Le chef de l'Etat déchante peu après la prise de Tripoli, en septembre, quand il apparaît que Doha s'entiche d'Abdelhakim Belhaj, le nouveau gouverneur de la ville, jadis embastillé par la CIA pour ses liens avec Al-Qaïda. "On leur a demandé de ne pas soutenir des djihadistes, pour éviter les cassures, explique un fidèle du président. Belhaj sentait le souffre. Le Qatar arrosait en fait tout le monde, mais seul Belhaj le reconnaissait."
PARIS-DOHA, UNE LIAISON PAS TOUJOURS GAGNANTE
Dans la crise syrienne, l'attelage Paris-Doha s'est reformé. Au premier, le forcing auprès de Bruxelles et de l'ONU, au second la mobilisation de la Ligue arabe et le financement de l'opposition. Un autre "gagnant-gagnant" ? On en est loin. Outre que Bachar Al-Assad est un adversaire beaucoup plus coriace que Kadhafi, l'activisme de Doha agace un nombre croissant de pays arabes, moins férus de changement de régime que l'émir Al-Thani.

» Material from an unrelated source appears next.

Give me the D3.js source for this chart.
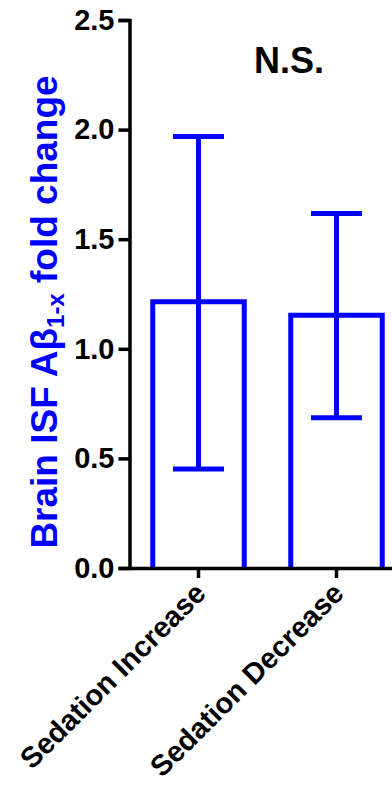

De là à penser que la France pourrait pâtir de son alliance avec Doha... C'est la thèse de certains analystes, qui pointent les échecs commerciaux enregistrés ces derniers temps par l'économie française dans le Golfe : le TGV saoudien a été raflé par une société espagnole, la centrale nucléaire d'Abou Dhabi a été attribuée à un groupe américano-coréen, à la barbe du consortium Areva-Suez-EDF, sans compter le Rafale, qu'aucun pays de la région n'a jamais voulu acheter. "De plus en plus de diplomates français désapprouvent ce qu'ils appellent 'la politique du tout-Qatar'", confie un ancien du Quai d'Orsay.
Il serait hasardeux cependant de pronostiquer la fin de la "relation personnelle majeure" vantée par l'Elysée. Même en cas d'alternance. Le Parti socialiste a pris langue depuis longtemps avec la micro-monarchie. Ségolène Royal, Jack Lang et Bertrand Delanoë sont des habitués de la liaison Paris-Doha. Début février, le conseiller de François Hollande pour les affaires internationales, Laurent Fabius, s'est rendu sur place à son tour. Le discours qu'il a tenu à Tamim, le prince héritier, tient en trois mots : continuité de l'Etat. Le PS semble prêt à goûter aux joies du "gagnant-gagnant" et à laisser aux historiens le soin de résoudre l'énigme du "qui tient qui".